Grand Total: $3.80 for 11 lbs of raw knock-off version of Ziwi Peak (with the right connections at the meat processor).

Sounds like a fair deal to me.


----------



## Finster

Very interesting analysis of the alternatives, thanks, but note the thread topic: *List of Approved dry dog foods.* That's the point. 

I feed primarily raw. Maddeningly, game meat is not available to me here in any form other than Kangaroo. No deer processors around here! Not even rabbits. And organ meats for $3/kg? - you are very lucky! Meat products seem to be amazingly cheap in the US - the benefit of a huge population.

And Sardines, as fabulous as they are, still can't compete with the wonders of the Green Lipped Mussel for joint health.

So, back the original point ... if someone needs to use a dry food for convenience, ZiwiPeak have done a grand job of formulating and manufacturing theirs.


----------



## ziggy29

Finster said:


> Very interesting analysis of the alternatives, thanks, but note the thread topic: *List of Approved dry dog foods.* That's the point.


Agreed. And as much as I know those who exclusively feed raw like to "evangelize" about its benefits, I'd like to think that unless someone asks here, in the "dry and canned" forum there would be less emphasis on winning converts to raw and more emphasis on discussing (and asking/answering questions about) dry and canned dog food.


----------



## tem_sat

ziggy29 said:


> Agreed. And as much as I know those who exclusively feed raw like to "evangelize" about its benefits, I'd like to think that unless someone asks here, in the "dry and canned" forum there would be less emphasis on winning converts to raw and more emphasis on discussing (and asking/answering questions about) dry and canned dog food.
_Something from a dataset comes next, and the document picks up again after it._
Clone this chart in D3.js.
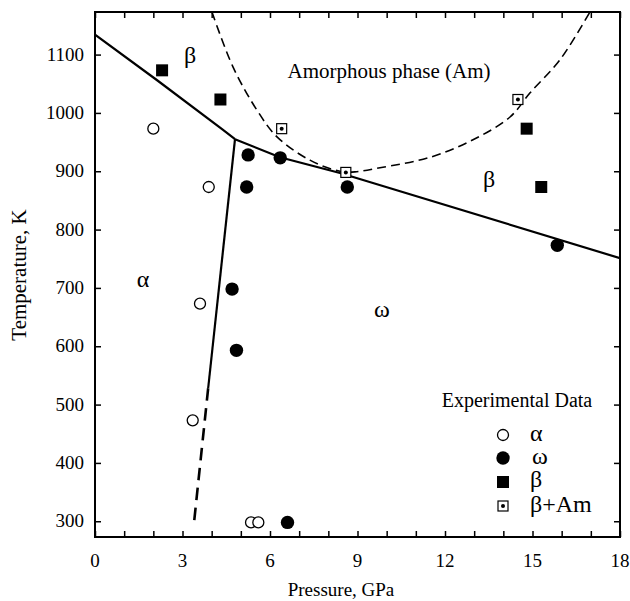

With all due respect, in no way was I posting in an attempt to "evangelize benefits", but instead, I was trying to give others options wherein they may choose to supplement their existing kibble with the same ingredients found in Ziwi Peak at a fraction of the cost. Sorry for any misunderstanding!

-- Tara (who feeds Acana + alot of supplementation + raw on the side)


----------



## ziggy29

tem_sat said:


> With all due respect, in no way was I posting in an attempt to "evangelize benefits", but instead, I was trying to give others options wherein they may choose to supplement their existing kibble with the same ingredients found in Ziwi Peak at a fraction of the cost. Sorry for any misunderstanding!


No problem here - certainly not singling anyone out here! I'm just noting a fairly common type of "thread hijacking" in this area of the forums that's been going on as long as I've been here.


----------